His major assignments in his 38-year career in the Indian Army were:
- Commissioned into 3/3 Gorkha Rifles
- Underwent training at Fort Bragg, North Carolina
- Commanding Officer of 4/3 Gorkha Rifles
- Commander, 25 Infantry Brigade
- National Defence College
- Defence Advisor, High Commission of India, Bangladesh
- General Officer Commanding (GOC) 8 Mountain Division
- Commandant Counter-Insurgency and Jungle Warfare School
- Director General Assam Rifles
- General Officer Commanding (GOC) IV Corps
- Director General National Cadet Corps

He was also the President, Gorkha Brigade of the Indian Army and Colonel of the Regiment of 3rd Gorkha Rifles. He was awarded the highest peacetime military award the Param Vishisht Seva Medal (PVSM) by the President of India in the Republic Day honours of 1992. He retired from Service on 30 September 1992, and died from cancer in New Delhi, on 16 February 1996, at the age of 62.

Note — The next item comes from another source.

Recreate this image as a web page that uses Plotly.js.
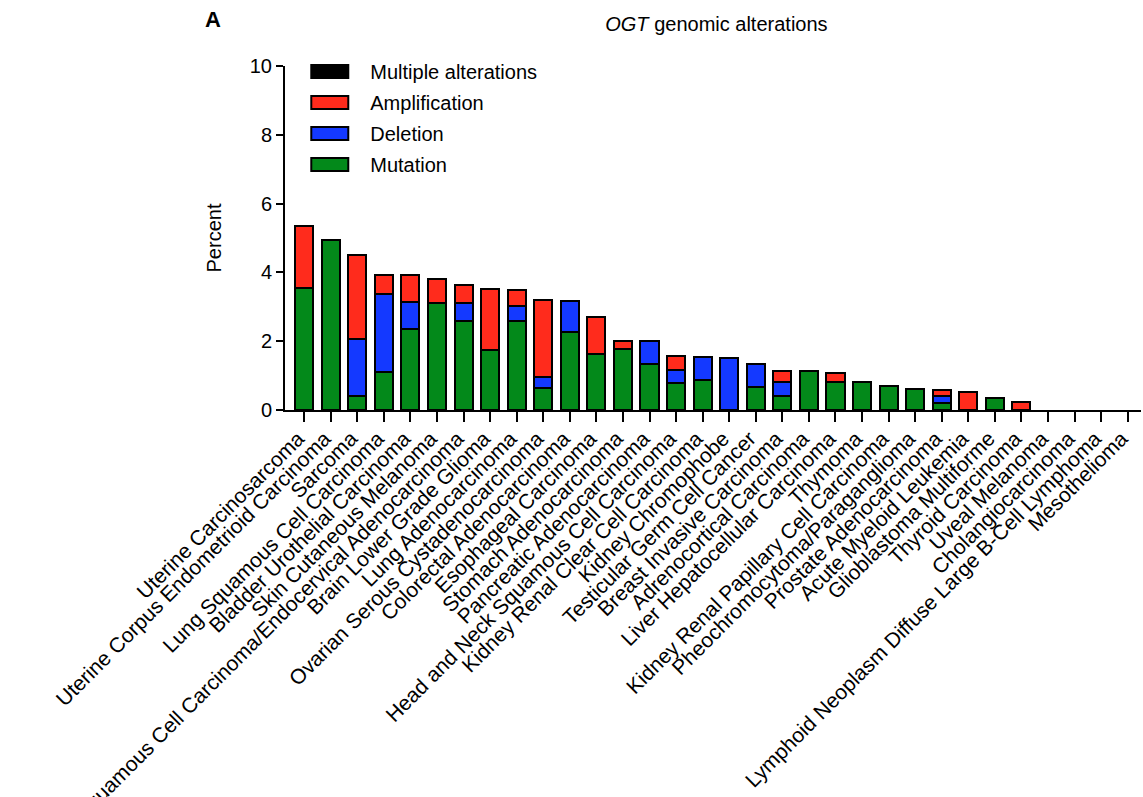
<!DOCTYPE html>
<html><head><meta charset="utf-8">
<script src="https://cdn.plot.ly/plotly-3.0.1.min.js"></script>
<style>body{margin:0;background:#fff}#chart{width:1143px;height:797px}</style>
</head><body><div id="chart"></div>
<script>
const categories = [
  "Uterine Carcinosarcoma",
  "Uterine Corpus Endometrioid Carcinoma",
  "Sarcoma",
  "Lung Squamous Cell Carcinoma",
  "Bladder Urothelial Carcinoma",
  "Skin Cutaneous Melanoma",
  "Cervical Squamous Cell Carcinoma/Endocervical Adenocarcinoma",
  "Brain Lower Grade Glioma",
  "Lung Adenocarcinoma",
  "Ovarian Serous Cystadenocarcinoma",
  "Colorectal Adenocarcinoma",
  "Esophageal Carcinoma",
  "Stomach Adenocarcinoma",
  "Pancreatic Adenocarcinoma",
  "Head and Neck Squamous Cell Carcinoma",
  "Kidney Renal Clear Cell Carcinoma",
  "Kidney Chromophobe",
  "Testicular Germ Cell Cancer",
  "Breast Invasive Carcinoma",
  "Adrenocortical Carcinoma",
  "Liver Hepatocellular Carcinoma",
  "Thymoma",
  "Kidney Renal Papillary Cell Carcinoma",
  "Pheochromocytoma/Paraganglioma",
  "Prostate Adenocarcinoma",
  "Acute Myeloid Leukemia",
  "Glioblastoma Multiforme",
  "Thyroid Carcinoma",
  "Uveal Melanoma",
  "Cholangiocarcinoma",
  "Lymphoid Neoplasm Diffuse Large B-Cell Lymphoma",
  "Mesothelioma"
];
const mutation = [3.55,4.95,0.40,1.10,2.35,3.10,2.60,1.74,2.58,0.63,2.27,1.63,1.76,1.34,0.78,0.87,0,0.66,0.41,1.13,0.81,0.82,0.71,0.61,0.20,0,0.36,0,0,0,0,0];
const deletion = [0,0,1.65,2.26,0.78,0,0.50,0,0.43,0.33,0.91,0,0,0.67,0.38,0.68,1.51,0.68,0.41,0,0,0,0,0,0.22,0,0,0,0,0,0,0];
const amplification = [1.81,0,2.47,0.56,0.79,0.72,0.53,1.78,0.47,2.25,0,1.08,0.25,0,0.42,0,0,0,0.31,0,0.27,0,0,0,0.17,0.53,0,0.24,0,0,0,0];
const multiple = [0,0,0,0,0,0,0,0,0,0,0,0,0,0,0,0,0,0,0,0,0,0,0,0,0,0,0,0,0,0,0,0];
const yTicks = [0,2,4,6,8,10];

const FONT = "Arial, 'Liberation Sans', sans-serif";
function mk(name, vals, color, grp, rank){
  return {type:'bar', name:name, x:categories, y:vals.map(v => v === 0 ? null : v), legendgroup:grp, legendrank:rank,
    marker:{color:color, line:{color:'#000', width:2}}, hoverinfo:'y+name'};
}
const data = [
  mk('Mutation', mutation, '#03891a', 'g4', 4),
  mk('Deletion', deletion, '#1439ff', 'g3', 3),
  mk('Amplification', amplification, '#ff2b1c', 'g2', 2),
  mk('Multiple alterations', multiple, '#000000', 'g1', 1)
];
const layout = {
  width:1143, height:797,
  margin:{l:285, r:2, t:66, b:387},
  paper_bgcolor:'#fff', plot_bgcolor:'#fff',
  barmode:'stack', bargap:0.32,
  font:{family:FONT, color:'#000', size:20},
  title:{text:'<i>OGT</i> genomic alterations', x:0.504, xref:'paper', y:0.97, yref:'container', yanchor:'middle', font:{family:FONT, size:20, color:'#000'}},
  showlegend:true,
  legend:{x:0.005, y:1.041, xanchor:'left', yanchor:'top', traceorder:'grouped', tracegroupgap:2, font:{size:20}, bgcolor:'rgba(0,0,0,0)', itemwidth:71},
  xaxis:{type:'category', range:[-0.72,31.5], tickangle:-45, ticks:'outside', ticklen:10, tickwidth:2, tickcolor:'#000',
    ticklabelshift:-6, ticklabelstandoff:-4,
    showline:true, linecolor:'#000', linewidth:2, showgrid:false, zeroline:false, tickfont:{size:21, family:FONT}, automargin:false},
  yaxis:{range:[0,10], tickvals:yTicks, ticktext:yTicks.map(String), ticks:'outside', ticklen:7, tickwidth:2, tickcolor:'#000',
    showline:true, linecolor:'#000', linewidth:2, showgrid:false, zeroline:false, tickfont:{size:20, family:FONT},
    title:{text:'Percent', font:{size:20, family:FONT}, standoff:23}, automargin:false},
  annotations:[{text:'<b>A</b>', xref:'paper', yref:'paper', x:-0.084, y:1.134, xanchor:'center', yanchor:'middle', showarrow:false, font:{size:22, family:FONT}}]
};
Plotly.newPlot('chart', data, layout, {displayModeBar:false, staticPlot:true}).then(function(){
  document.querySelectorAll('.legend .legendpoints path').forEach(function(p){
    p.setAttribute('d', 'M-18.5,-6.5h37v13h-37Z');
    p.style.strokeWidth = '2px';
    p.style.stroke = '#000';
  });
});
</script></body></html>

==Notable achievements and awards==

| Silver Medal of the XIVth Course Indian Military Academy |  |  |  |
| Durand Cup runner-up: 1953 representing NDA |  |  |  |
| Durand Cup runner-up: 1958 representing Gorkha Brigade | Durand Cup trophy 1958 |  |  |
| Asia Cup in Ernakulum representing India |  |  |  |
| Merdeka Tournament runner-up: 1959 | Merdeka Trophy 1959 |  |  |
| Pre-Olympic tournament in Kabul, Afghanistan in 1959 representing India |  |  |  |
| Param Vishisht Seva Medal (PVSM) in 1992 for distinguished service in the Indian Army | Param Vishisht Seva Medal (PVSM) |  |

== Dates of rank ==

| Insignia | Rank | Date of Rank |
|---|---|---|
|  | 2nd Lieutenant | December 4, 1954 |
|  | Lieutenant |  |
|  | Captain |  |
|  | Major | 1963 |
|  | Lieutenant Colonel |  |
|  | Brigadier | 1978 |
|  | Major General | 1984 |
|  | Lieutenant General |  |

== Medals ==

Lt Ge MK Lahiri medals
| Param Vishisht Seva Medal | Samanya Seva Medal 1965 | Raksha Medal 1965 | Sangram Medal | Sanya Seva Medal | 25th Independence Anniversary Medal | 30 Years Long Service Medal | 20 Years Long Service Medal | 9 Years Long Service Medal |

== Post-retirement ==
Post his retirement, Mike Lahiri did not wish to take up any assignment. However, he accepted the offer of becoming a member of the monitoring committee overseeing preparations for the 1994 Hiroshima Asian Games and the 1996 Atlanta Olympics, in addition to other international games till the Atlanta Olympics. During this assignment he was diagnosed with cancer and died a short while later on February 16, 1996.